I've written a little POC plugin that does this exactly. Obviously it assumes that the index mappings and settings are already in the remote cluster.
I'm just looking for some feedback on this approach.
Is this a taboo question?
I believe LinkedIn does something similar, but I cannot find the article
that I read. Not sure if they use an index listener.
If you are going to index to another cluster, we don't you simply index
twice from the start? Each cluster has its own Kafka subscriber.
you simply index twice from the start? Each cluster has its own Kafka subscriber.
You mean write to kafka initially, distribute the log, and then the kafka consumer indexes in each data center? Such a better idea. So our teams never write to elasticsearch directly. I kinda feel silly for not thinking of this.
- Where the individual clusters are no longer matters to the development team... they just write once to a kafka topic
- I decide where the topic is distributed
- I don't worry about them flooding the cluster because I control the number of consumers indexing
I way over complicated it... Thanks Ivan.

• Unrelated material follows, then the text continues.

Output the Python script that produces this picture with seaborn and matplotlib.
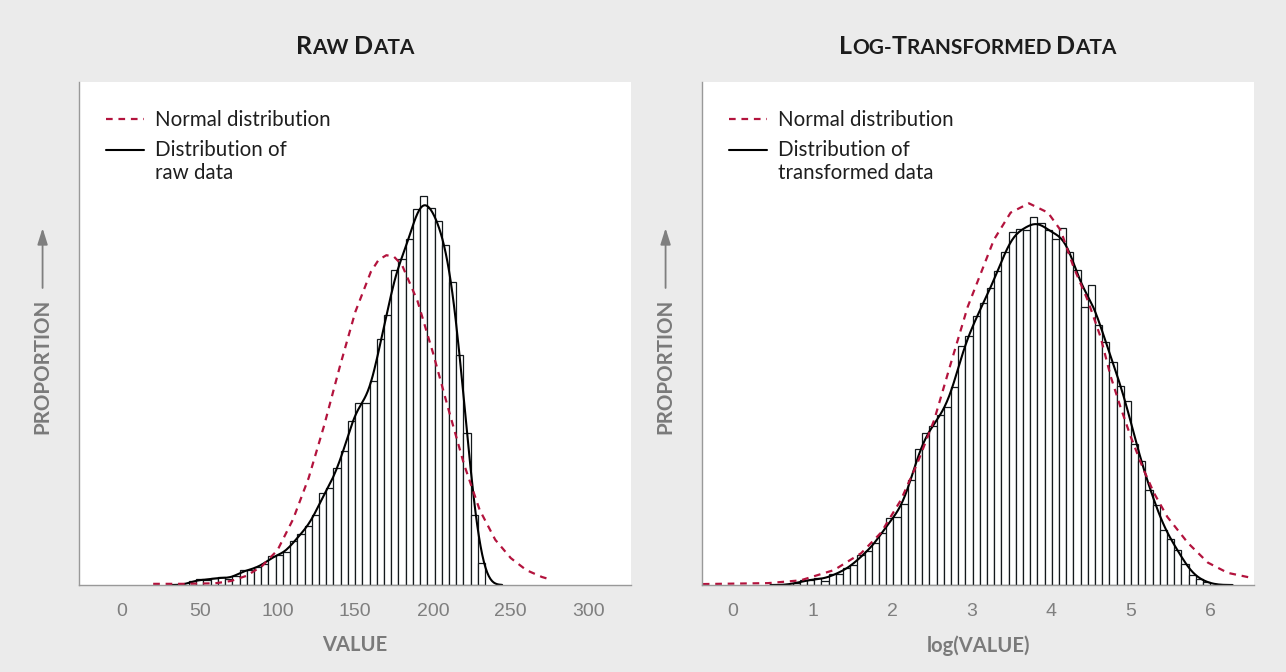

Don't get me wrong, the plugin you wrote could be very useful. If the
original indexed content did not come from Kafka or some replicated source,
a post index tool is helpful. There is am old issue requesting such a
feature that is still very active:
But as you discovered, if you have control over the data pipeline, you
might as well exploit the pubsub architecture and have multiple subscribers
for each topic. You get to decouple the indexing process from the rest of
the app. I believe queues should be the norm when indexing content nowadays.